§ Records to process:
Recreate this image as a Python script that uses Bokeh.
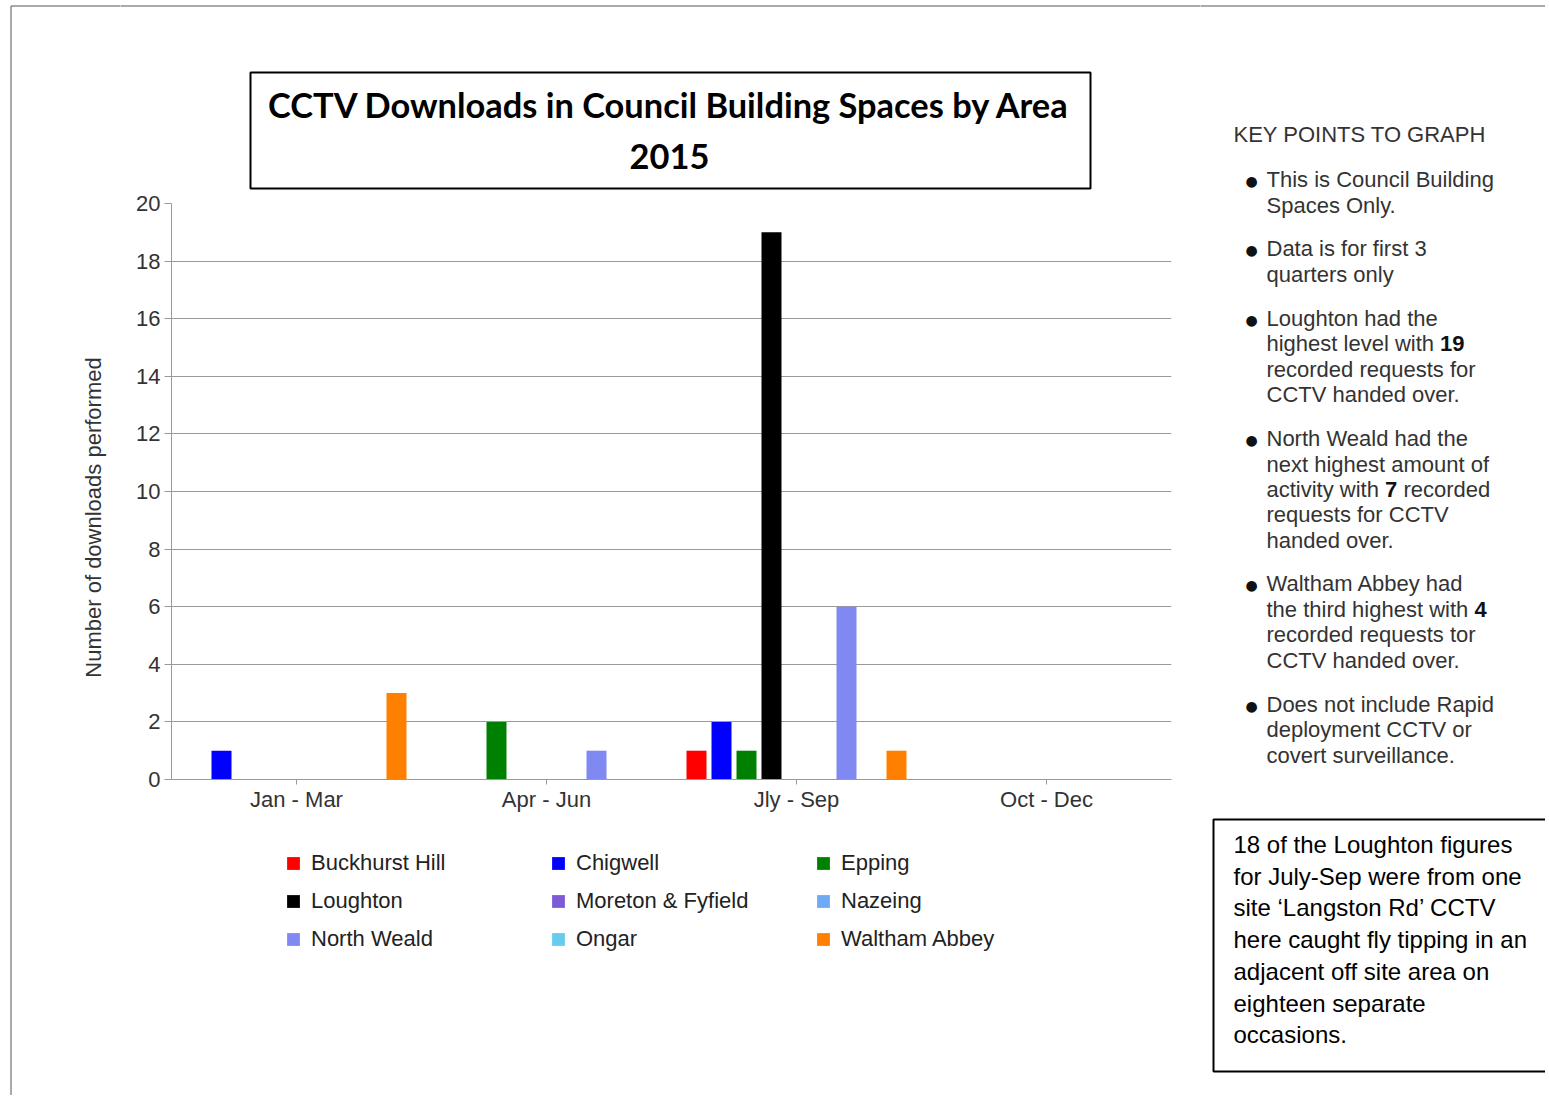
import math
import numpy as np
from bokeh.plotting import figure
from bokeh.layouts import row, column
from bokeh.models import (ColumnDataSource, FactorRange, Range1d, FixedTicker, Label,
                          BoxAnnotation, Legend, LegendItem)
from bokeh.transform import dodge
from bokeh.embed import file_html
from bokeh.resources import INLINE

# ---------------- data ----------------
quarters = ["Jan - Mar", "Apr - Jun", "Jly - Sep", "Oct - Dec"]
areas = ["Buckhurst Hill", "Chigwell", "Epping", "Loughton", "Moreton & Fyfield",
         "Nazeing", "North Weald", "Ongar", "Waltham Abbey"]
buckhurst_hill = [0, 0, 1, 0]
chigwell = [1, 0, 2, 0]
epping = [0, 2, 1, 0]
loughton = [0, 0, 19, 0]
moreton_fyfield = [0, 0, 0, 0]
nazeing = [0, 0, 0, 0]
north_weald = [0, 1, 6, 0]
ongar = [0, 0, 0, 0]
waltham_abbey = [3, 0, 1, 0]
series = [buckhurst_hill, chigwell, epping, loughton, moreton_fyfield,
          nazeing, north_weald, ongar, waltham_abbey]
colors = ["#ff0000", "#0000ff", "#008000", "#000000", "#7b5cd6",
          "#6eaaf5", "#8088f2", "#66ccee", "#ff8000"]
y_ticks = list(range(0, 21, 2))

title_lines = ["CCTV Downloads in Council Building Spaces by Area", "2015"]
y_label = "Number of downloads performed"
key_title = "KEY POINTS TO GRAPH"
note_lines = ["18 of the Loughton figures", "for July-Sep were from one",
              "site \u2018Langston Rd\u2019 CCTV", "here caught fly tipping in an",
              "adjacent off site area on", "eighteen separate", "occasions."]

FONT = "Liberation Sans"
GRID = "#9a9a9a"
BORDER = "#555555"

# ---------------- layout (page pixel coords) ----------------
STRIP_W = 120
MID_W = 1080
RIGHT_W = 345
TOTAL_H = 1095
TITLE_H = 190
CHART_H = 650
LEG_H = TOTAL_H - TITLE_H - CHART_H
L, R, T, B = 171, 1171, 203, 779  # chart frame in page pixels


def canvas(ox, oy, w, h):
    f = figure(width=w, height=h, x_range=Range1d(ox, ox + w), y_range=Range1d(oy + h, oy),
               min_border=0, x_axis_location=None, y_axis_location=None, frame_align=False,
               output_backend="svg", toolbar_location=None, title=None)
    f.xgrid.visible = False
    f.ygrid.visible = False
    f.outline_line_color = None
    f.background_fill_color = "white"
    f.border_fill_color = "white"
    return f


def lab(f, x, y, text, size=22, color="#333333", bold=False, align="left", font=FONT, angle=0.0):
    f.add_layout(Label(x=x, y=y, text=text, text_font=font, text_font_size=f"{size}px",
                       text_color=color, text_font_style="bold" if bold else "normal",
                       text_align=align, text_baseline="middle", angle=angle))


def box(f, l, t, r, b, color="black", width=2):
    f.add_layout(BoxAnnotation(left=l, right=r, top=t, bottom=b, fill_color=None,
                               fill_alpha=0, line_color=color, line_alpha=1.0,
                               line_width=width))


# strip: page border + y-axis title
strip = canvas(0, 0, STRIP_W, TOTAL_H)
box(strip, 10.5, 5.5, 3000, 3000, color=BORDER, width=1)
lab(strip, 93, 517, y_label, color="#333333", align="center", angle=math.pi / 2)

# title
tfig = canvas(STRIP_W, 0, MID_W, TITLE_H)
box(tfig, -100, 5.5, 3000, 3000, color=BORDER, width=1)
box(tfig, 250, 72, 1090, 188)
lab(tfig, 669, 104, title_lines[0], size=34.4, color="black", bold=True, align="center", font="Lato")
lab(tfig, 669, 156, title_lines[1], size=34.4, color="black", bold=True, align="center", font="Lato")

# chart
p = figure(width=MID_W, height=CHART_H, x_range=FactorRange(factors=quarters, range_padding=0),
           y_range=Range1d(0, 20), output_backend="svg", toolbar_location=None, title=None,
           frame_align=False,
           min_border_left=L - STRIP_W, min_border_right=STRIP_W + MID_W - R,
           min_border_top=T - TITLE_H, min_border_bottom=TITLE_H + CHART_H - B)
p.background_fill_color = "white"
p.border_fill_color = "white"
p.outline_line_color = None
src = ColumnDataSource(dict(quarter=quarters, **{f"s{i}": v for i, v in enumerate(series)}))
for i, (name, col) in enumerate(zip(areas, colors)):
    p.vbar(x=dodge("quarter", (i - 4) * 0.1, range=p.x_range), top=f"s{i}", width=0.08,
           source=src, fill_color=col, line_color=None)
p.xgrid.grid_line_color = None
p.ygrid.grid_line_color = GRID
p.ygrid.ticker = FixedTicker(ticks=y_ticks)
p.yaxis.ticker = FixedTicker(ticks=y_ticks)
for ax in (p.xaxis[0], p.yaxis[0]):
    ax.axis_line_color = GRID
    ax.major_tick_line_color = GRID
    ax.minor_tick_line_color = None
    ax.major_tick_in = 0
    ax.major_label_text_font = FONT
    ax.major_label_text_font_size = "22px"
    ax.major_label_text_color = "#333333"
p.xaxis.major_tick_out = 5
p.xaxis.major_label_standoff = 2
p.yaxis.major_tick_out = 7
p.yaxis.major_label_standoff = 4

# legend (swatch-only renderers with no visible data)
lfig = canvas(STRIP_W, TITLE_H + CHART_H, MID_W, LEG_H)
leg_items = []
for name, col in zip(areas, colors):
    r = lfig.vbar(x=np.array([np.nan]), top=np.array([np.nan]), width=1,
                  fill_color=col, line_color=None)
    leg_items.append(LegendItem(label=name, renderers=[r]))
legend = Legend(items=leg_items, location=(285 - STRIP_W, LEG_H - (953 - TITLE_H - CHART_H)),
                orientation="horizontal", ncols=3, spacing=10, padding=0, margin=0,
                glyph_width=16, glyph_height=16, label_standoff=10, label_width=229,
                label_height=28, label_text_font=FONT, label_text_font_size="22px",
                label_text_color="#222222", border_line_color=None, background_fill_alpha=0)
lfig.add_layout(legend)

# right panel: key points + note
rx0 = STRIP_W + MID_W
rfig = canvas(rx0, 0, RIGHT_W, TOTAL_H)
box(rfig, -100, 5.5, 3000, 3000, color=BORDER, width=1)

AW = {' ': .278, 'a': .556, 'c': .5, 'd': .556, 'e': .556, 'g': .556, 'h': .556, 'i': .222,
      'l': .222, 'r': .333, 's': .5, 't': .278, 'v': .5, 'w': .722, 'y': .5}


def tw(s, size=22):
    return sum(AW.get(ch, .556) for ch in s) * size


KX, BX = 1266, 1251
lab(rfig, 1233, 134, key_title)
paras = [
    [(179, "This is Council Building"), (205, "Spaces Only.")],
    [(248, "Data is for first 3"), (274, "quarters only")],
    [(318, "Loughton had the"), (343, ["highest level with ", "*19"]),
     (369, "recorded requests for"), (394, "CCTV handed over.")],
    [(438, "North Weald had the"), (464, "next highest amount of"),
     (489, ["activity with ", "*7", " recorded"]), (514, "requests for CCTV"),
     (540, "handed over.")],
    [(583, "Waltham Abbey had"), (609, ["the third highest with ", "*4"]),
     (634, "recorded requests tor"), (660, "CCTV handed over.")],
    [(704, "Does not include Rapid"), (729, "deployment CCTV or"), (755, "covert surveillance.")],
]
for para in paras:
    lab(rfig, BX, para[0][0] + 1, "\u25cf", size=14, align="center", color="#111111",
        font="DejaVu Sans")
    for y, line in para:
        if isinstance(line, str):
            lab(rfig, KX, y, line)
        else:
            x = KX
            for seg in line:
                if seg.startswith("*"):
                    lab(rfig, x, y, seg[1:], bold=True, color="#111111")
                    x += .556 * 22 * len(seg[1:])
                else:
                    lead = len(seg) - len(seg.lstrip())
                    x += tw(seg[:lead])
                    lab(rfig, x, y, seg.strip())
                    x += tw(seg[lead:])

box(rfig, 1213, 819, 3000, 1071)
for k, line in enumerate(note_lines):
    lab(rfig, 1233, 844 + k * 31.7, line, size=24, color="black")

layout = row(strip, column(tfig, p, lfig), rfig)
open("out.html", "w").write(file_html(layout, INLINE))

* * *

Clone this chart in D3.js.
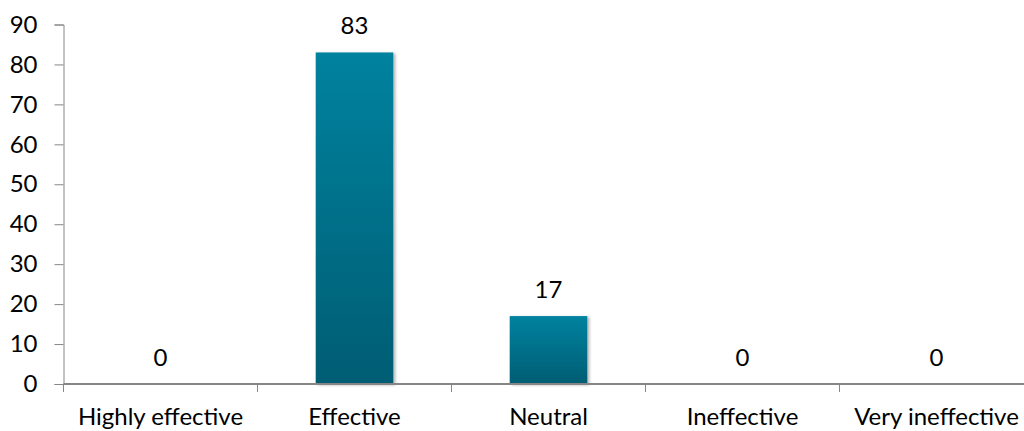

---

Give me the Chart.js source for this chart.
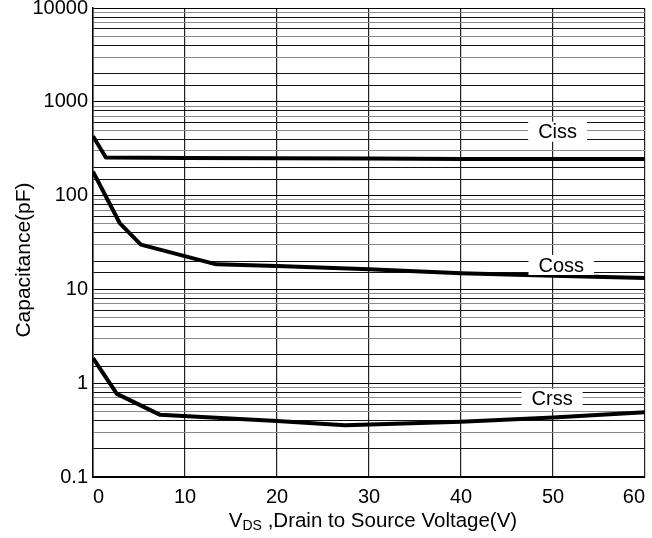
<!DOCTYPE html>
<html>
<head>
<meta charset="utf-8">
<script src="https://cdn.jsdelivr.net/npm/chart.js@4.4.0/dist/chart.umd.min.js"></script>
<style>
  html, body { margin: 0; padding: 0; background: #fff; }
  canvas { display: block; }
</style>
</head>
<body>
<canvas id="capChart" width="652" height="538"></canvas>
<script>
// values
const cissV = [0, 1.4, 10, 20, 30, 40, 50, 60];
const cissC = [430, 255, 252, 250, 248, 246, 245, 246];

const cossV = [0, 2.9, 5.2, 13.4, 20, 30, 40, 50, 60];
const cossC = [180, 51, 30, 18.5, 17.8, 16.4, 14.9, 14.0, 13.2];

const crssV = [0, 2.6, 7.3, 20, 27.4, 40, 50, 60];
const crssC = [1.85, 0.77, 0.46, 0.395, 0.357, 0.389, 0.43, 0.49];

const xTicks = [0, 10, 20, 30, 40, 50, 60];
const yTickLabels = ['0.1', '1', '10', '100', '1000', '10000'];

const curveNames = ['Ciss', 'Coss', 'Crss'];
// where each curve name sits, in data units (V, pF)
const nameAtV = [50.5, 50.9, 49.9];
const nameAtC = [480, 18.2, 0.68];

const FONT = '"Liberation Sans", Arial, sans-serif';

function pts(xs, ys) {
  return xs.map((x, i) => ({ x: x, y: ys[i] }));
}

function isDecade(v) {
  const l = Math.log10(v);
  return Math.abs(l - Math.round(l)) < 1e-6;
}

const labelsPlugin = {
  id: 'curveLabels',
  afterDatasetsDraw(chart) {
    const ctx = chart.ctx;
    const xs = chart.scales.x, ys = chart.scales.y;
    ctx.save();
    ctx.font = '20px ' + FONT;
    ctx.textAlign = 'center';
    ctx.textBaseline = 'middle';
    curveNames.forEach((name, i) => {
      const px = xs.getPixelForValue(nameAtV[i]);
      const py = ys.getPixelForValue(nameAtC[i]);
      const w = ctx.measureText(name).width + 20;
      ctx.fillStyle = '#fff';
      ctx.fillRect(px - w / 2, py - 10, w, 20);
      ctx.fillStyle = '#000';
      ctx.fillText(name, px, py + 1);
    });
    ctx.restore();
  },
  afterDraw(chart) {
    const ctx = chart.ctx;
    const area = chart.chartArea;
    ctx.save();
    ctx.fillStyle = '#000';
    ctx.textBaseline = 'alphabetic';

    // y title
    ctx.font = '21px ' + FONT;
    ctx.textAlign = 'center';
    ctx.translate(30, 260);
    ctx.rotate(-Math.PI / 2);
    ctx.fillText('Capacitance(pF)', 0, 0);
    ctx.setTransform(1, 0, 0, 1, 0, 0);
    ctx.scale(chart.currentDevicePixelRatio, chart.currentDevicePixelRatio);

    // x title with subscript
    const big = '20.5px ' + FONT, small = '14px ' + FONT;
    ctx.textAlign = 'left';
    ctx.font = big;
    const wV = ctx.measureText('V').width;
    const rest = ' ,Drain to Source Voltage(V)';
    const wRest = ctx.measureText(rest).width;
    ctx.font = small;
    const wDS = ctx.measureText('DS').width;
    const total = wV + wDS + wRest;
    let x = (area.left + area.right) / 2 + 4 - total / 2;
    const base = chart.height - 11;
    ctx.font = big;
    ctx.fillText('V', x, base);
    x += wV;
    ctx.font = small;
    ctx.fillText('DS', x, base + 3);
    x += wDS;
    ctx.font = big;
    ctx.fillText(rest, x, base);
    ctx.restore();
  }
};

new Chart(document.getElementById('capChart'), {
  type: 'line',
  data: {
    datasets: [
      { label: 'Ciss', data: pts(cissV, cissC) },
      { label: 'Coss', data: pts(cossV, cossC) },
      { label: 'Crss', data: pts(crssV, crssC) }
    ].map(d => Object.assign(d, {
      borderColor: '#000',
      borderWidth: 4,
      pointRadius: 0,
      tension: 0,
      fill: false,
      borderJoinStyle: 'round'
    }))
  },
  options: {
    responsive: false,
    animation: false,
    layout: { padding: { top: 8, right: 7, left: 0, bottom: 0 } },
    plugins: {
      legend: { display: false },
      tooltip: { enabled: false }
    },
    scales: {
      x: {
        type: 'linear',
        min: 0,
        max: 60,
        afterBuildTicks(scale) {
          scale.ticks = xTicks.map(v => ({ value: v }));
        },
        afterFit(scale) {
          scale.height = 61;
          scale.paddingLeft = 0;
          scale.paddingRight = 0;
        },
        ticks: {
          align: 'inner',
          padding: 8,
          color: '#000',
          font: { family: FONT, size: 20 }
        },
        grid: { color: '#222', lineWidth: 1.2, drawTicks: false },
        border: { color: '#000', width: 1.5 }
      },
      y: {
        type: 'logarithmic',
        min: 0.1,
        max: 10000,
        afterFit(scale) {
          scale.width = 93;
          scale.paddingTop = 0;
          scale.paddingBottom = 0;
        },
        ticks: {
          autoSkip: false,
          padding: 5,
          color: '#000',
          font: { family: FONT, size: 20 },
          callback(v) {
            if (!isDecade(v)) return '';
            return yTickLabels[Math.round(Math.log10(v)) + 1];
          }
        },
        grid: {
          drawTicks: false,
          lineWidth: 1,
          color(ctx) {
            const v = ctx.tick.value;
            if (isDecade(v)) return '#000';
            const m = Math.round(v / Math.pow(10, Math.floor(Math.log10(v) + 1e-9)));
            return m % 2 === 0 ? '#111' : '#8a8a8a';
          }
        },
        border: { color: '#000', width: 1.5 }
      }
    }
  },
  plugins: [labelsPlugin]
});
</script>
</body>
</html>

§ Short problem:
Copy exactly the stretch of lines that starts at the line holding "Give me the Chart.js source for this chart." and ends at the line holding "ctx.textBaseline = 'alphabetic';". Drop the pictures.

§ Solution to this exercise:
Give me the Chart.js source for this chart.
<!DOCTYPE html>
<html>
<head>
<meta charset="utf-8">
<script src="https://cdn.jsdelivr.net/npm/chart.js@4.4.0/dist/chart.umd.min.js"></script>
<style>
  html, body { margin: 0; padding: 0; background: #fff; }
  canvas { display: block; }
</style>
</head>
<body>
<canvas id="capChart" width="652" height="538"></canvas>
<script>
// values
const cissV = [0, 1.4, 10, 20, 30, 40, 50, 60];
const cissC = [430, 255, 252, 250, 248, 246, 245, 246];

const cossV = [0, 2.9, 5.2, 13.4, 20, 30, 40, 50, 60];
const cossC = [180, 51, 30, 18.5, 17.8, 16.4, 14.9, 14.0, 13.2];

const crssV = [0, 2.6, 7.3, 20, 27.4, 40, 50, 60];
const crssC = [1.85, 0.77, 0.46, 0.395, 0.357, 0.389, 0.43, 0.49];

const xTicks = [0, 10, 20, 30, 40, 50, 60];
const yTickLabels = ['0.1', '1', '10', '100', '1000', '10000'];

const curveNames = ['Ciss', 'Coss', 'Crss'];
// where each curve name sits, in data units (V, pF)
const nameAtV = [50.5, 50.9, 49.9];
const nameAtC = [480, 18.2, 0.68];

const FONT = '"Liberation Sans", Arial, sans-serif';

function pts(xs, ys) {
  return xs.map((x, i) => ({ x: x, y: ys[i] }));
}

function isDecade(v) {
  const l = Math.log10(v);
  return Math.abs(l - Math.round(l)) < 1e-6;
}

const labelsPlugin = {
  id: 'curveLabels',
  afterDatasetsDraw(chart) {
    const ctx = chart.ctx;
    const xs = chart.scales.x, ys = chart.scales.y;
    ctx.save();
    ctx.font = '20px ' + FONT;
    ctx.textAlign = 'center';
    ctx.textBaseline = 'middle';
    curveNames.forEach((name, i) => {
      const px = xs.getPixelForValue(nameAtV[i]);
      const py = ys.getPixelForValue(nameAtC[i]);
      const w = ctx.measureText(name).width + 20;
      ctx.fillStyle = '#fff';
      ctx.fillRect(px - w / 2, py - 10, w, 20);
      ctx.fillStyle = '#000';
      ctx.fillText(name, px, py + 1);
    });
    ctx.restore();
  },
  afterDraw(chart) {
    const ctx = chart.ctx;
    const area = chart.chartArea;
    ctx.save();
    ctx.fillStyle = '#000';
    ctx.textBaseline = 'alphabetic';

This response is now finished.